=== Your task ===
Exactly as written, set down the lines from the top of the entries through the line bearing "PANEL + 4.5", with every picture left out.

=== Task material ===
--- BEGIN ---
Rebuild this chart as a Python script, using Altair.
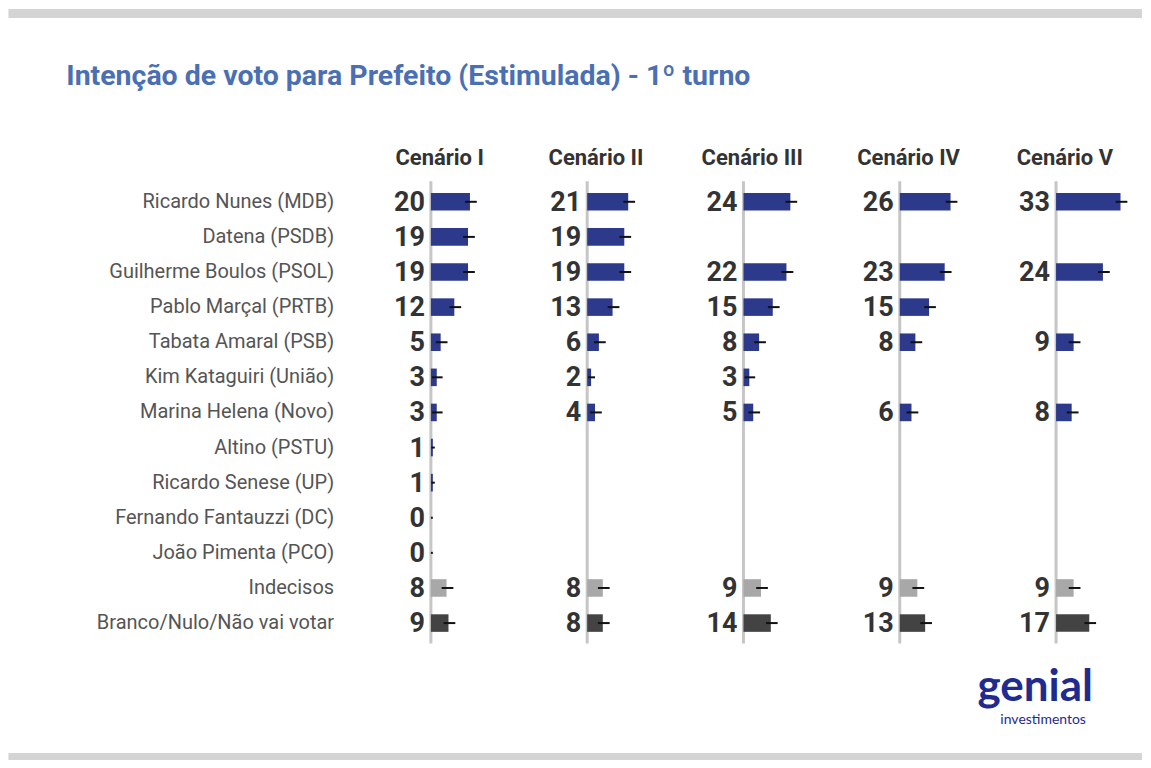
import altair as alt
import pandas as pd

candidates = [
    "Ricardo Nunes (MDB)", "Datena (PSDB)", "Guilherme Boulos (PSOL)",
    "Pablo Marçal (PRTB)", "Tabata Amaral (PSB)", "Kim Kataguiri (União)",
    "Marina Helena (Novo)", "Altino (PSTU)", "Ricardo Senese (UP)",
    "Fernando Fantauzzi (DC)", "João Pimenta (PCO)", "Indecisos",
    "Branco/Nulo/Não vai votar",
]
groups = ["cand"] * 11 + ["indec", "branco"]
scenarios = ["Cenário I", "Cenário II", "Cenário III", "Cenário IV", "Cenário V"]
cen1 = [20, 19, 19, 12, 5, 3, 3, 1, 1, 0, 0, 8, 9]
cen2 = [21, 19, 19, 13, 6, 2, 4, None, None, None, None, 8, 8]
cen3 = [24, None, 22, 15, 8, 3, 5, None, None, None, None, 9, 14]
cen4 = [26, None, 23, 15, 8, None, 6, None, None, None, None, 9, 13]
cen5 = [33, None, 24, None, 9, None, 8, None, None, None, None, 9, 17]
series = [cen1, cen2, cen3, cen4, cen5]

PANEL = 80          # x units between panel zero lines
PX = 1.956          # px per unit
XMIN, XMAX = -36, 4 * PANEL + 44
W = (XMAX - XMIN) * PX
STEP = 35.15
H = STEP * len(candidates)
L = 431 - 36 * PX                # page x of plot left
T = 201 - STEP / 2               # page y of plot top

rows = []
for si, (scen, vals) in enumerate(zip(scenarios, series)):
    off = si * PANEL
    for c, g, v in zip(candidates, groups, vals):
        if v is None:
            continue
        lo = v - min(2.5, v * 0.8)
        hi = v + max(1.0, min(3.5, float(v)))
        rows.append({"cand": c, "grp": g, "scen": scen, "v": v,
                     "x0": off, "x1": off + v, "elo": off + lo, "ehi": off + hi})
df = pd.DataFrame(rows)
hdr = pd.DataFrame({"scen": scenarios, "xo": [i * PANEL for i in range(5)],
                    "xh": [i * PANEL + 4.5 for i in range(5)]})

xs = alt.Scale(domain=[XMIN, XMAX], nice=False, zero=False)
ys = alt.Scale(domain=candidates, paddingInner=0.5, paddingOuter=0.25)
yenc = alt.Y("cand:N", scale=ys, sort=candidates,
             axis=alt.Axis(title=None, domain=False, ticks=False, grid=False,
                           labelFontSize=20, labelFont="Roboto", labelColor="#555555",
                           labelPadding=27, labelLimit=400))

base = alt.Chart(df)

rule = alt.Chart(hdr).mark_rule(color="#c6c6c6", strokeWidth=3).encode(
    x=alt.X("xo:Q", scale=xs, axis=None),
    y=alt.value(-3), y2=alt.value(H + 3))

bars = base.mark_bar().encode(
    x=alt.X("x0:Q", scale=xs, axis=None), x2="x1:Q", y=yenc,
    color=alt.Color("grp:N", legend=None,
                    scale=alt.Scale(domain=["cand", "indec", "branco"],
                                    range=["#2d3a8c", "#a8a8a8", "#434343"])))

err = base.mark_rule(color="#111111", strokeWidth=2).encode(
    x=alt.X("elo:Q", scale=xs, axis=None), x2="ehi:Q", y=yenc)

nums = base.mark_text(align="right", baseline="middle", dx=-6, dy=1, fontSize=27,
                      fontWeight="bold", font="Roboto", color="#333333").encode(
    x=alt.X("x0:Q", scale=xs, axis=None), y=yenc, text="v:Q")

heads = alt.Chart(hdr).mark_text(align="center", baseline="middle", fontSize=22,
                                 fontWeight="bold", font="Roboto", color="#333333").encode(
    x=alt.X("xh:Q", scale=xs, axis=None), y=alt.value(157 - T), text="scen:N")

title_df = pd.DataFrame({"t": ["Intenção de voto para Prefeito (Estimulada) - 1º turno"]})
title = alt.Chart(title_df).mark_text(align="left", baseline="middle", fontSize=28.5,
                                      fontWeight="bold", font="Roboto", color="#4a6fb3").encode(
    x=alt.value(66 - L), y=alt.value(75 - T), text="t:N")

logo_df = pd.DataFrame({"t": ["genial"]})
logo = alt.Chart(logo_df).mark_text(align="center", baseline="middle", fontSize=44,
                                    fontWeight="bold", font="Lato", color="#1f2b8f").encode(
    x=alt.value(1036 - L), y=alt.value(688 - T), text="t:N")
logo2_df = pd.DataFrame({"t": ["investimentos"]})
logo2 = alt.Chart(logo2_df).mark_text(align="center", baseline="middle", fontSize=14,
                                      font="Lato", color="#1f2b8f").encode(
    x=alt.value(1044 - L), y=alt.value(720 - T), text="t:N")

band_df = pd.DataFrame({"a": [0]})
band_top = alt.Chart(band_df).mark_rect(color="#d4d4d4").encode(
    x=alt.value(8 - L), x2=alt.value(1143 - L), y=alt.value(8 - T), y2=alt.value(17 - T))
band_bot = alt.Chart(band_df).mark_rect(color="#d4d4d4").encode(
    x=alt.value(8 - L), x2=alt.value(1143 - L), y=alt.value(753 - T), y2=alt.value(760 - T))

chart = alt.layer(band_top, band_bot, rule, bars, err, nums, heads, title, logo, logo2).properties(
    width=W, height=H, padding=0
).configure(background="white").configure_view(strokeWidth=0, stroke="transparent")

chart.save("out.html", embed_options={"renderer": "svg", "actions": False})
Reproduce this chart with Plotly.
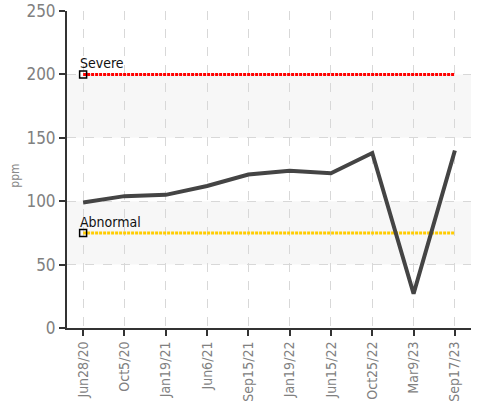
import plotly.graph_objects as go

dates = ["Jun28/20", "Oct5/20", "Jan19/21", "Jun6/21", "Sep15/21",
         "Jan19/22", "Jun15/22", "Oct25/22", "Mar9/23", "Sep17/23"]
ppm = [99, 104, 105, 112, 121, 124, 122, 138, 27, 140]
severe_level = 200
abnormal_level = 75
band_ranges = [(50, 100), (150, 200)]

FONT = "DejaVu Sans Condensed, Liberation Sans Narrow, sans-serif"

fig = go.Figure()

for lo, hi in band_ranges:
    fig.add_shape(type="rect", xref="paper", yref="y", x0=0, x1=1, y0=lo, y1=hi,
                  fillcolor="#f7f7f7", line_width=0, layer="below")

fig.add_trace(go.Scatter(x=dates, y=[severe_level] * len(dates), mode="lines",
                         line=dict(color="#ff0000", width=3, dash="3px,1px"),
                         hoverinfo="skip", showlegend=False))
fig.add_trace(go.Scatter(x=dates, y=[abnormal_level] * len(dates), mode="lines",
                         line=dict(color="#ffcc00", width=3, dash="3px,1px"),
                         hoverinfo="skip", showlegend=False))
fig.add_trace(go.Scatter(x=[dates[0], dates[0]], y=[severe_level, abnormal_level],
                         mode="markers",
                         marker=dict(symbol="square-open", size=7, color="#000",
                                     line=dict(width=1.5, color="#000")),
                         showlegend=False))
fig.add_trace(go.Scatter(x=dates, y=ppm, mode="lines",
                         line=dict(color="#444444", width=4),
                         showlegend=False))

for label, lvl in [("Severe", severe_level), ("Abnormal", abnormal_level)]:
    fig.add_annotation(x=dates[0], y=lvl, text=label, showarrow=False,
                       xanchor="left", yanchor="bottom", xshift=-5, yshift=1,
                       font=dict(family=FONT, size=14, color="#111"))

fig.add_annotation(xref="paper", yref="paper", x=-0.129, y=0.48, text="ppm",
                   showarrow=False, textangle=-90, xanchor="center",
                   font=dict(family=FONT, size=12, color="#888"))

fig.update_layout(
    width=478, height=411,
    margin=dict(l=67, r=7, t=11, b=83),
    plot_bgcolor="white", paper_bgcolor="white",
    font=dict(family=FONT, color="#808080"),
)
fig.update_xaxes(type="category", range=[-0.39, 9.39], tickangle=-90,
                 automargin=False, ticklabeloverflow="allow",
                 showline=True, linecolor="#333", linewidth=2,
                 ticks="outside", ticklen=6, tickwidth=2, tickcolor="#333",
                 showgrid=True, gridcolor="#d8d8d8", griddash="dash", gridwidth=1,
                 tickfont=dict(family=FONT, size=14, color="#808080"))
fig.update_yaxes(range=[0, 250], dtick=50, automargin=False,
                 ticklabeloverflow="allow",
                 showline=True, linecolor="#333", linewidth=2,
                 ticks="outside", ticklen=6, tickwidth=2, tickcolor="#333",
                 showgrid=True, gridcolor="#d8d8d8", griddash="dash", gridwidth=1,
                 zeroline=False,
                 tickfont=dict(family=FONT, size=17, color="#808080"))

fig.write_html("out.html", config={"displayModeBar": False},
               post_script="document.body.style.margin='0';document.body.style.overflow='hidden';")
--- END ---
=== Exercise output ===
Rebuild this chart as a Python script, using Altair.
import altair as alt
import pandas as pd

candidates = [
    "Ricardo Nunes (MDB)", "Datena (PSDB)", "Guilherme Boulos (PSOL)",
    "Pablo Marçal (PRTB)", "Tabata Amaral (PSB)", "Kim Kataguiri (União)",
    "Marina Helena (Novo)", "Altino (PSTU)", "Ricardo Senese (UP)",
    "Fernando Fantauzzi (DC)", "João Pimenta (PCO)", "Indecisos",
    "Branco/Nulo/Não vai votar",
]
groups = ["cand"] * 11 + ["indec", "branco"]
scenarios = ["Cenário I", "Cenário II", "Cenário III", "Cenário IV", "Cenário V"]
cen1 = [20, 19, 19, 12, 5, 3, 3, 1, 1, 0, 0, 8, 9]
cen2 = [21, 19, 19, 13, 6, 2, 4, None, None, None, None, 8, 8]
cen3 = [24, None, 22, 15, 8, 3, 5, None, None, None, None, 9, 14]
cen4 = [26, None, 23, 15, 8, None, 6, None, None, None, None, 9, 13]
cen5 = [33, None, 24, None, 9, None, 8, None, None, None, None, 9, 17]
series = [cen1, cen2, cen3, cen4, cen5]

PANEL = 80          # x units between panel zero lines
PX = 1.956          # px per unit
XMIN, XMAX = -36, 4 * PANEL + 44
W = (XMAX - XMIN) * PX
STEP = 35.15
H = STEP * len(candidates)
L = 431 - 36 * PX                # page x of plot left
T = 201 - STEP / 2               # page y of plot top

rows = []
for si, (scen, vals) in enumerate(zip(scenarios, series)):
    off = si * PANEL
    for c, g, v in zip(candidates, groups, vals):
        if v is None:
            continue
        lo = v - min(2.5, v * 0.8)
        hi = v + max(1.0, min(3.5, float(v)))
        rows.append({"cand": c, "grp": g, "scen": scen, "v": v,
                     "x0": off, "x1": off + v, "elo": off + lo, "ehi": off + hi})
df = pd.DataFrame(rows)
hdr = pd.DataFrame({"scen": scenarios, "xo": [i * PANEL for i in range(5)],
                    "xh": [i * PANEL + 4.5 for i in range(5)]})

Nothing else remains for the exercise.